A Lace Boudoir Cap and Lace Undersleeves

A lace boudoir cap and lace undersleeves

Contributor: Susan Reynolds

Location: Cowper and Newton Museum, Olney, UK

Description: When we admire the portrait of Mary Unwin (1724-1796) in her lace cap and that of her friend the poet William Cowper (1731-1800) with the lace ruffles at his cuffs that are held in the Cowper and Newton Museum in Olney, we may wonder not only at the skill required to create such lace but also about the conditions in which it was produced. Although we know that this lace cap (OLNCN:1279) was designed by John Millward, we have no information about the maker who executed it, or any such details for these lace undersleeves (OLNCN:1311) which were not worn by Cowper himself, but are later in date. The names of the traditional local patterns (Buckinghamshire point ground border, Bucks point crown) have survived, but those of the craftswomen who worked them have not. All too often these enchanting gossamer-like webs of delicate thread were the results of hours of painstaking and painful labour which was poorly rewarded and took a heavy toll of the maker’s health. With only a rushlight or tallow dip for illumination in their cottages, the lace-makers of Olney either worked by daylight or risked lasting damage to their eyesight.
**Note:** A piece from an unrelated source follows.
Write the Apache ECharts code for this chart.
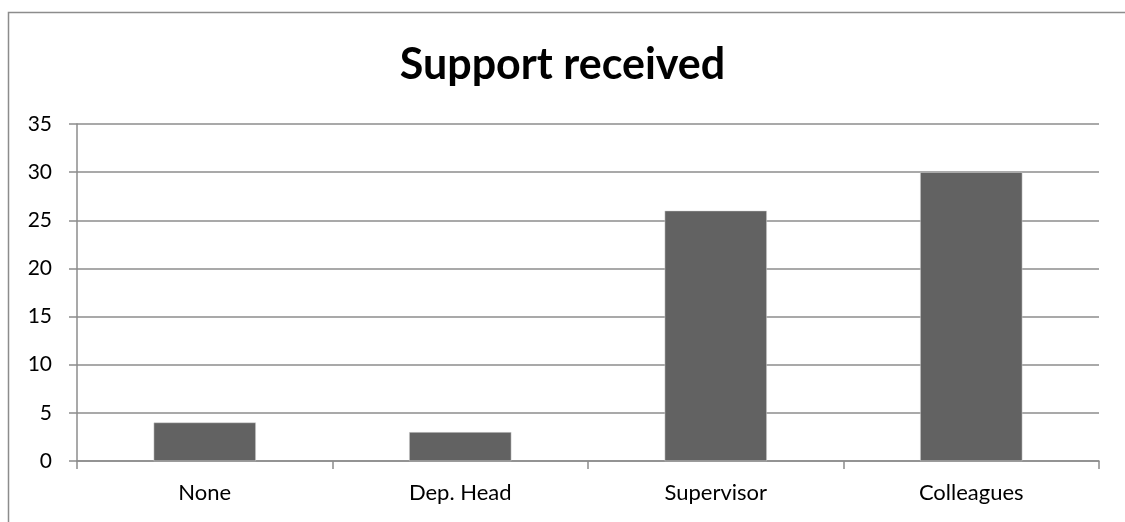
<!DOCTYPE html>
<html>
<head>
<meta charset="utf-8">
<script src="https://cdn.jsdelivr.net/npm/echarts@6/dist/echarts.min.js"></script>
<style>
  html, body { margin: 0; padding: 0; background: #fff; }
  #chart { width: 1125px; height: 522px; }
</style>
</head>
<body>
<div id="chart"></div>
<script>
const titleText = 'Support received';
const categories = ['None', 'Dep. Head', 'Supervisor', 'Colleagues'];
const values = [4, 3, 26, 30];
const yMin = 0, yMax = 35, yStep = 5;

const fontFamily = 'Lato, "Open Sans", sans-serif';
const gridColor = '#8c8c8c';

const chart = echarts.init(document.getElementById('chart'), null, { renderer: 'canvas' });
chart.setOption({
  animation: false,
  backgroundColor: '#ffffff',
  graphic: [{
    type: 'rect',
    shape: { x: 8.5, y: 12.5, width: 1300, height: 700 },
    style: { fill: 'none', stroke: '#8c8c8c', lineWidth: 1.5 },
    silent: true,
    z: 0
  }],
  title: {
    text: titleText,
    left: 'center',
    top: 39,
    textStyle: { fontFamily: fontFamily, fontWeight: 'bold', fontSize: 43, color: '#000' }
  },
  grid: { left: 77, right: 26, top: 124, bottom: 61, containLabel: false },
  xAxis: {
    type: 'category',
    data: categories,
    axisLine: { show: true, lineStyle: { color: gridColor, width: 1.5 } },
    axisTick: { show: true, length: 8, alignWithLabel: false, lineStyle: { color: gridColor, width: 1.5 } },
    axisLabel: { color: '#000', fontFamily: fontFamily, fontSize: 22, margin: 21 },
    splitLine: { show: false }
  },
  yAxis: {
    type: 'value',
    min: yMin, max: yMax, interval: yStep,
    axisLine: { show: true, lineStyle: { color: gridColor, width: 1.5 } },
    axisTick: { show: true, length: 8, lineStyle: { color: gridColor, width: 1.5 } },
    axisLabel: { color: '#000', fontFamily: fontFamily, fontSize: 21, margin: 25 },
    splitLine: { show: true, lineStyle: { color: gridColor, width: 1.5 } }
  },
  series: [{
    type: 'bar',
    data: values,
    barWidth: '40%',
    itemStyle: { color: '#626262', borderColor: '#d8d8d8', borderWidth: 0.5 }
  }]
});
</script>
</body>
</html>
This lace serves as a reminder of Cowper’s sympathy and support for the local lace-workers and their plight expressed in his letters and verse.

Cowper was incensed at the exploitation and poverty which were their lot at a time when the lace industry was in decline, and wrote in 1780 ` ‘I am an eye-witness to their poverty, and do know that hundreds in this little town are upon the point of starving, and that the most unremitting industry is but barely sufficient to keep them from it. There are nearly one thousand and two hundred lace makers in this beggarly town.’ The gig economy is clearly nothing new. Two years later, in his poem ‘`Truth’ (1782), Cowper praises the expertise and industry of the lace-maker, comparing her hard work and simple piety favourably with the godlessness of Voltaire (1694-1778):

Yon cottager, who weaves at her own door,
Pillow and bobbins all her little store;
Content though mean, and cheerful if not gay,
Shuffling her threads about the live-long day,
Just earns a scanty pittance, and at night
Lies down secure, her heart and pocket light;
She, for her humble sphere by nature fit,
Has little understanding, and no wit,
Receives no praise; but though her lot be such
(Toilsome and indigent), she renders much;
Just knows, and knows no more, her Bible true […]

Just over sixty years later, another poet, Thomas Hood, would evoke the plight of the piece-worker still more trenchantly in ‘`The Song of the Shirt’ (1843). Cowper’s lines are less harshly graphic, but cause us to reflect: was he tacitly condoning another kind of slavery by wearing Buckinghamshire lace, a luxury produced at immense human cost, or providing valuable support by buying local lace-makers’ creations?


When I was small, my parents shook their heads –
a sallow scrap no man would care to take –
so they apprenticed me. With fragile threads
my fingers laboured for my living’s sake.
The waning yellow light bathes swollen eyes
grown dim; my face is heavy, thick lips pursed
in concentration as this worn hand tries
to shape a mystery. Am I accursed?

My ugliness, my talent, were my fate;
And yet my plainness sculpted me a shell
in which my gift lies guarded to create
a web of beauty. From a silent well
of solitude I draw this shining dream
of filaments fine as the glistening mesh
whose scuttling makers rouse a startled scream
when scuttling limbs brush unsuspecting flesh.

Arachne’s weaving lost her human life;
mine, day, by day, is shadowing my sight.
The veil I never wore as wedded wife
flutters before my eyes to mask the light.
Yet I was consecrated, like a bride,
and as the darkness gathers, I perceive
the loveliness I made in modest pride
was more than carnal beauty could conceive.